[Start of RAW DATA]
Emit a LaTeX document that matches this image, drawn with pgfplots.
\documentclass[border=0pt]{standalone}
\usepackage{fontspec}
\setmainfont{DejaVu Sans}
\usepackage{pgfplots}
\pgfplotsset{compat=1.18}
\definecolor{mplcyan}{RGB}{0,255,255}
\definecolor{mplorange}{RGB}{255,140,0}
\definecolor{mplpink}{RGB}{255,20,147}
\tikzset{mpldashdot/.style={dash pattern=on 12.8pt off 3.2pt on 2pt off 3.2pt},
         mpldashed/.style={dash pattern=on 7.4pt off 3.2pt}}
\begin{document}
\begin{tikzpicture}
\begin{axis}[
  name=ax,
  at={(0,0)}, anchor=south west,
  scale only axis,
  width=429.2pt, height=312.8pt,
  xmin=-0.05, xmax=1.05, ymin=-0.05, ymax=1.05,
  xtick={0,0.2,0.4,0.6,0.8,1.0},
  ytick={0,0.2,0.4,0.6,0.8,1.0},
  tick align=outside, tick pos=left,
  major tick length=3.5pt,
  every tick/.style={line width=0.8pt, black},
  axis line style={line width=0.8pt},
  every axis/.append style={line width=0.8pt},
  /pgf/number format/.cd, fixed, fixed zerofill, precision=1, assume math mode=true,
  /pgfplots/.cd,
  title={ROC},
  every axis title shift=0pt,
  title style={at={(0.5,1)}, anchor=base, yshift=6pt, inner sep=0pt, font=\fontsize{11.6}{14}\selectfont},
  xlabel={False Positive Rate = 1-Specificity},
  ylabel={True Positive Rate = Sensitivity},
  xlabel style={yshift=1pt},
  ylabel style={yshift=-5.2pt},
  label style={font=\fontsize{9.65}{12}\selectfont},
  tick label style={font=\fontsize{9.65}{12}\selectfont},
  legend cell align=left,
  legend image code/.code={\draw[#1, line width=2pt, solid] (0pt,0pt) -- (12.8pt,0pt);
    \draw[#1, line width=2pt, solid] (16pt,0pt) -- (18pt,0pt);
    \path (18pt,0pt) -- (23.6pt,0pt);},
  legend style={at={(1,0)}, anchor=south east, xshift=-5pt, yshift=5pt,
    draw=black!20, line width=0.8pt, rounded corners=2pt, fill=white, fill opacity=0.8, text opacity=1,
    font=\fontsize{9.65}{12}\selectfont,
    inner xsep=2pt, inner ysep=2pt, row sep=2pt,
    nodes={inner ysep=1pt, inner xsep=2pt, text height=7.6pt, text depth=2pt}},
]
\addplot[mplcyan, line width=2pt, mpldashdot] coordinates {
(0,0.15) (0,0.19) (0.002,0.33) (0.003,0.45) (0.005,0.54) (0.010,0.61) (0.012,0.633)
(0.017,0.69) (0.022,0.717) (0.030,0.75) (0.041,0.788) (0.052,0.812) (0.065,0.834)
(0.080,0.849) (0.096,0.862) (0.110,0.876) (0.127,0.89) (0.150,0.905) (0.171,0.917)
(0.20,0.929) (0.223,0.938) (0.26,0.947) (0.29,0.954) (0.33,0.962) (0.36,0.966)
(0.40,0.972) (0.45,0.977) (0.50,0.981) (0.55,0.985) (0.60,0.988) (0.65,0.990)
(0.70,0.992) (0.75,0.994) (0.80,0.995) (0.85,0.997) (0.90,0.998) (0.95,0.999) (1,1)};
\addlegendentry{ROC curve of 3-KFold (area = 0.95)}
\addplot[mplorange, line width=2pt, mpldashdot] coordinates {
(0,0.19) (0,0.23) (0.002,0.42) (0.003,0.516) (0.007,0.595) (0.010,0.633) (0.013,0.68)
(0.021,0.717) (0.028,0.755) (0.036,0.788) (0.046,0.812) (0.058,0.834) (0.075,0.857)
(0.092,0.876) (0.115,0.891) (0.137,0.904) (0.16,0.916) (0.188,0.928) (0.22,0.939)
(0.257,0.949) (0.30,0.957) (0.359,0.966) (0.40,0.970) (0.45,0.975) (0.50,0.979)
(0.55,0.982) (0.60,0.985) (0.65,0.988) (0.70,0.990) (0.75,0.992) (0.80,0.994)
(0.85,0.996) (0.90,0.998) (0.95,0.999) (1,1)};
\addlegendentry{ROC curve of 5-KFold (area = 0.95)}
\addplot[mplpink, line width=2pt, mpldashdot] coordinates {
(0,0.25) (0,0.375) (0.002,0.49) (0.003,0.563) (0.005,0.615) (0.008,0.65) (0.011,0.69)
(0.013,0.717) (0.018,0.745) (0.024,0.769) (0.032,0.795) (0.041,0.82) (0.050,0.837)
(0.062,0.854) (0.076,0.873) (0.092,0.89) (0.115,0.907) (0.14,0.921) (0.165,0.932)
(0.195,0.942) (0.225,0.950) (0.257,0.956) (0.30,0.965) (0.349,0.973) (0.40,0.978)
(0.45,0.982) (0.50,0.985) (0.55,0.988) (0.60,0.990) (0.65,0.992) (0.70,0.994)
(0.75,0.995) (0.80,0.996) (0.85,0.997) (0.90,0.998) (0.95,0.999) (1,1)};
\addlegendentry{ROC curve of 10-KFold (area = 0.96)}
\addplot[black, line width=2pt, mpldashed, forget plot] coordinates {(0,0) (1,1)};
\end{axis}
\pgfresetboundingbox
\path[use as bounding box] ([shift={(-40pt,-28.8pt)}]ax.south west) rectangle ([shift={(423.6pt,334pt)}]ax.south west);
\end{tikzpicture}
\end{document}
[End of RAW DATA]
> _WHAT TO PRODUCE_
Counting only lines of the data above that hold "image", report the total and nothing else.

> _TASK SOLUTION_
2